Messa per la pace con il vescovo Francesco Beschi a Sotto il Monte Giovanni XXIII

Nella sua giovinezza Angelo Giuseppe Roncalli, prima di diventare Papa Giovanni XXIII è stato cappellano militare durante la prima guerra mondiale. Accanto ai soldati, nel pieno dei combattimenti ha avuto modo di toccare con mano l’orrore della guerra. È quindi naturale che il luogo scelto dal vescovo monsignor Francesco Beschi per celebrare domenica 27 febbraio alle 10 una Messa per la pace sia proprio il Santuario a lui dedicato a Sotto il Monte.

San Giovanni XXIII ha scritto l’enciclica Pacem in terris nel 1963. Vi si trovano passaggi di straordinaria attualità, e in questi giorni drammatici vale sicuramente la pena di rileggerla: “Gli esseri umani – dice – vivono sotto l’incubo di un uragano che potrebbe scatenarsi ad ogni istante con una travolgenza inimmaginabile. Giacché le armi ci sono; e se è difficile persuadersi che vi siano persone capaci di assumersi la responsabilità delle distruzioni e dei dolori che una guerra causerebbe, non è escluso che un fatto imprevedibile ed incontrollabile possa far scoccare la scintilla che metta in moto l’apparato bellico”. 

Alle 12 il vescovo Francesco porterà un saluto fraterno alla comunità Ucraina cattolica di rito orientale in via Tasso 100 nella chiesa di Santo Spirito, che da tempo è diventata punto di riferimento e la accoglie per le celebrazioni festive.

Preghiera ecumenica per la pace il 2 marzo

Il 2 marzo alle 18 nella Basilica di Sant’Alessandro in Colonna è in programma una preghiera ecumenica che seguirà l’intenzione di Papa Francesco: “Vorrei appellarmi a tutti, credenti e non credenti.

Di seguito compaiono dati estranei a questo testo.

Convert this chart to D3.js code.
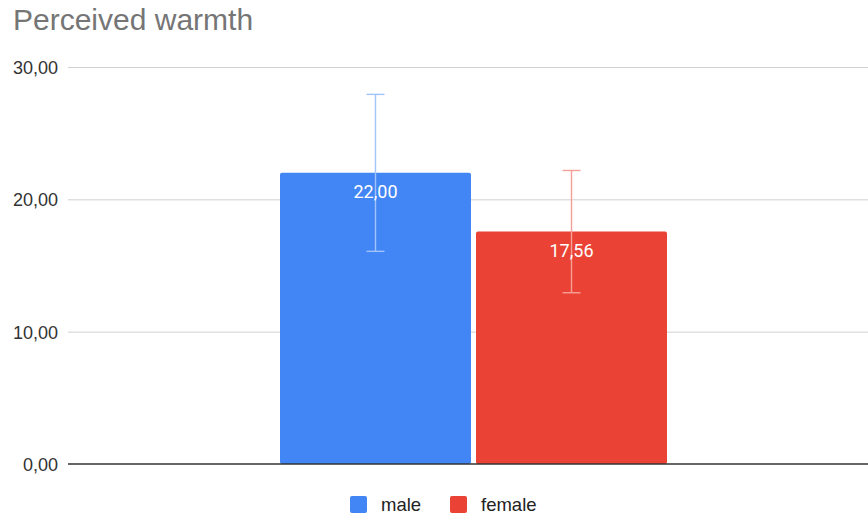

Invito a fare il prossimo 2 marzo, mercoledì delle ceneri, una Giornata di digiuno per la pace. Incoraggio in modo speciale i credenti perché in quel giorno si dedichino intensamente alla preghiera e al digiuno. La Regina della pace preservi il mondo dalla follia della guerra”.

Nella “Pacem in Terris” Giovanni XXIII cita anche il suo predecessore Pio XII, nella decisa condanna di ogni forma di violenza, che torna attuale anche oggi, con grande forza: “Non nella rivoluzione ma in una evoluzione concordata sta la salvezza e la giustizia. La violenza non ha mai fatto altro che abbattere, non innalzare; accendere le passioni, non calmarle; accumulare odio e rovine, non affratellare i contendenti; e ha precipitato gli uomini e i partiti nella dura necessità di ricostruire lentamente, dopo prove dolorose, sopra i ruderi della discordia”.